A publishable brand video needs to be clear, credible, on-message, visually stable, and appropriate for the channel. If the character changes between shots or the lighting feels inconsistent across the edit, the video can lose trust even when the individual frames look strong. The video has to survive stakeholder review, legal or brand checks, platform compression, and the practical reality of being seen by customers. The final asset has to feel intentional enough that a team is comfortable putting the brand’s name behind it.
Why Choose Personate for Studio-Grade AI Video?

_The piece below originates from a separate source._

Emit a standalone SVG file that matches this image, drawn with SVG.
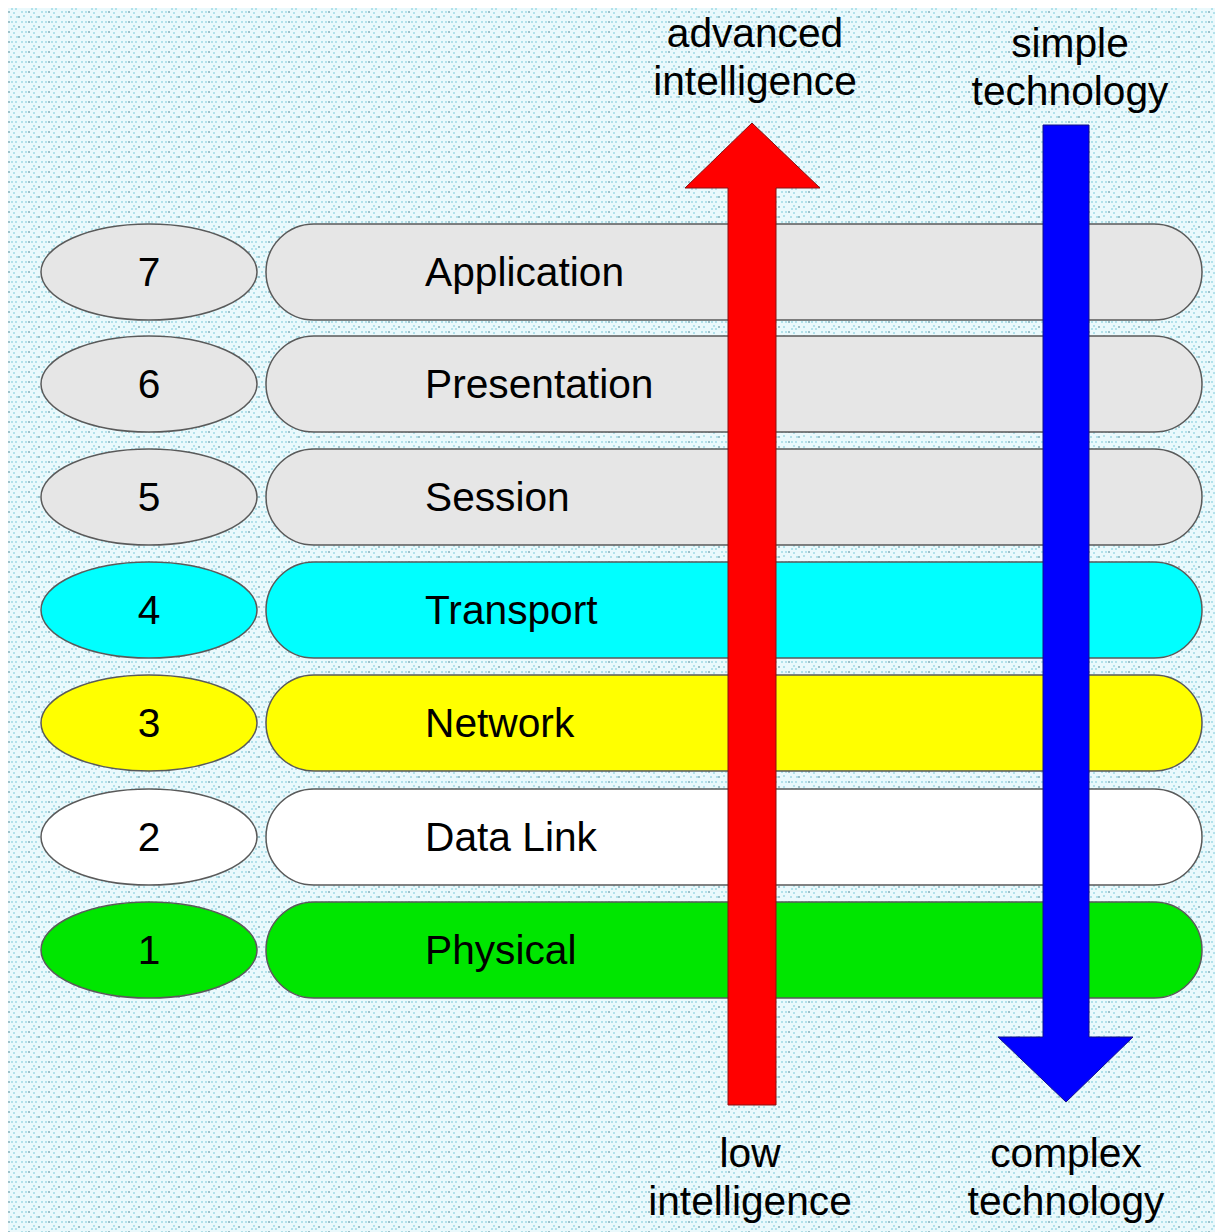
<svg xmlns="http://www.w3.org/2000/svg" width="1215" height="1232" viewBox="0 0 1215 1232">
  <style>
    .lbl { font-family: "Liberation Sans", Arial, sans-serif; font-size: 40.7px; fill: #000; }
    .num { text-anchor: middle; }
    .cap { text-anchor: middle; }
    .shape { stroke: #5a5a5a; stroke-width: 1.5; }
    .gray { fill: #e6e6e6; }
    .cyan { fill: #00ffff; }
    .yellow { fill: #ffff00; }
    .white { fill: #ffffff; }
    .green { fill: #00e600; }
  </style>
  <defs>
    <!-- dotted light-cyan backdrop tile -->
    <pattern id="dots" width="20" height="20" patternUnits="userSpaceOnUse">
      <rect width="20" height="20" fill="#eaf9fc"/>
      <g fill="#9fdbe6">
        <circle cx="2" cy="2" r="1"/>
        <circle cx="6" cy="2" r="1"/>
        <circle cx="12" cy="2" r="1"/>
        <circle cx="16" cy="2" r="1"/>
        <circle cx="4" cy="7" r="1"/>
        <circle cx="14" cy="6" r="1"/>
        <circle cx="12" cy="9" r="1"/>
        <circle cx="16" cy="9" r="1"/>
        <circle cx="2" cy="12" r="1"/>
        <circle cx="6" cy="12" r="1"/>
        <circle cx="14" cy="13" r="1"/>
        <circle cx="4" cy="16" r="1"/>
        <circle cx="11" cy="17" r="1"/>
        <circle cx="17" cy="17" r="1"/>
      </g>
      <g fill="#7aa9b4">
        <circle cx="9" cy="2" r="0.9"/>
        <circle cx="9" cy="12" r="0.9"/>
        <circle cx="19" cy="7" r="0.9"/>
        <circle cx="19" cy="17" r="0.9"/>
      </g>
    </pattern>
  </defs>

  <rect width="1215" height="1232" fill="#ffffff"/>
  <rect x="8" y="8" width="1207" height="1224" fill="url(#dots)"/>

  <!-- layer 7 -->
  <g id="layer7">
    <ellipse class="shape gray" cx="149" cy="272" rx="108" ry="48"/>
    <text class="lbl num" x="149" y="286">7</text>
    <rect class="shape gray" x="266" y="224" width="936" height="96" rx="48" ry="48"/>
    <text class="lbl" x="425" y="286">Application</text>
  </g>
  <!-- layer 6 -->
  <g id="layer6">
    <ellipse class="shape gray" cx="149" cy="384" rx="108" ry="48"/>
    <text class="lbl num" x="149" y="398">6</text>
    <rect class="shape gray" x="266" y="336" width="936" height="96" rx="48" ry="48"/>
    <text class="lbl" x="425" y="398">Presentation</text>
  </g>
  <!-- layer 5 -->
  <g id="layer5">
    <ellipse class="shape gray" cx="149" cy="497" rx="108" ry="48"/>
    <text class="lbl num" x="149" y="511">5</text>
    <rect class="shape gray" x="266" y="449" width="936" height="96" rx="48" ry="48"/>
    <text class="lbl" x="425" y="511">Session</text>
  </g>
  <!-- layer 4 -->
  <g id="layer4">
    <ellipse class="shape cyan" cx="149" cy="610" rx="108" ry="48"/>
    <text class="lbl num" x="149" y="624">4</text>
    <rect class="shape cyan" x="266" y="562" width="936" height="96" rx="48" ry="48"/>
    <text class="lbl" x="425" y="624">Transport</text>
  </g>
  <!-- layer 3 -->
  <g id="layer3">
    <ellipse class="shape yellow" cx="149" cy="723" rx="108" ry="48"/>
    <text class="lbl num" x="149" y="737">3</text>
    <rect class="shape yellow" x="266" y="675" width="936" height="96" rx="48" ry="48"/>
    <text class="lbl" x="425" y="737">Network</text>
  </g>
  <!-- layer 2 -->
  <g id="layer2">
    <ellipse class="shape white" cx="149" cy="837" rx="108" ry="48"/>
    <text class="lbl num" x="149" y="851">2</text>
    <rect class="shape white" x="266" y="789" width="936" height="96" rx="48" ry="48"/>
    <text class="lbl" x="425" y="851">Data Link</text>
  </g>
  <!-- layer 1 -->
  <g id="layer1">
    <ellipse class="shape green" cx="149" cy="950" rx="108" ry="48"/>
    <text class="lbl num" x="149" y="964">1</text>
    <rect class="shape green" x="266" y="902" width="936" height="96" rx="48" ry="48"/>
    <text class="lbl" x="425" y="964">Physical</text>
  </g>

  <!-- trend arrows -->
  <g id="connectors">
    <polygon points="728,1105 776,1105 776,188 820,188 752,123 685,188 728,188" fill="#ff0000" stroke="#8a1010" stroke-width="1"/>
    <polygon points="1043,125 1089,125 1089,1037 1133,1037 1066,1102 998,1037 1043,1037" fill="#0000ff" stroke="#10108a" stroke-width="1"/>
  </g>

  <g id="captions">
    <text class="lbl cap" x="755" y="47">advanced</text>
    <text class="lbl cap" x="755" y="95">intelligence</text>
    <text class="lbl cap" x="1070" y="57">simple</text>
    <text class="lbl cap" x="1070" y="105">technology</text>
    <text class="lbl cap" x="750" y="1167">low</text>
    <text class="lbl cap" x="750" y="1215">intelligence</text>
    <text class="lbl cap" x="1066" y="1167">complex</text>
    <text class="lbl cap" x="1066" y="1215">technology</text>
  </g>
</svg>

Choose Personate when you need brand videos that move fast without feeling rushed. Its 72-hour workflow combines AI production with human creative direction, moving from brief to storyboard, generated scenes, polish, review, and focused revisions. The result is video that feels intentional, consistent, on-message, and ready to publish with the taste and control brands expect from a studio.
Conclusion
“Studio-grade” should be a standard a video earns through process, review, and delivery readiness. For AI brand video, the strongest results come from a human-directed workflow: a clear brief, structured storyboard, AI-assisted production, creative polish, measurable review, and focused revisions. The final asset should feel intentional enough for a brand to publish and reliable enough to survive the realities of campaign delivery. That is the real shift. AI makes video faster. Human direction makes it brand-ready.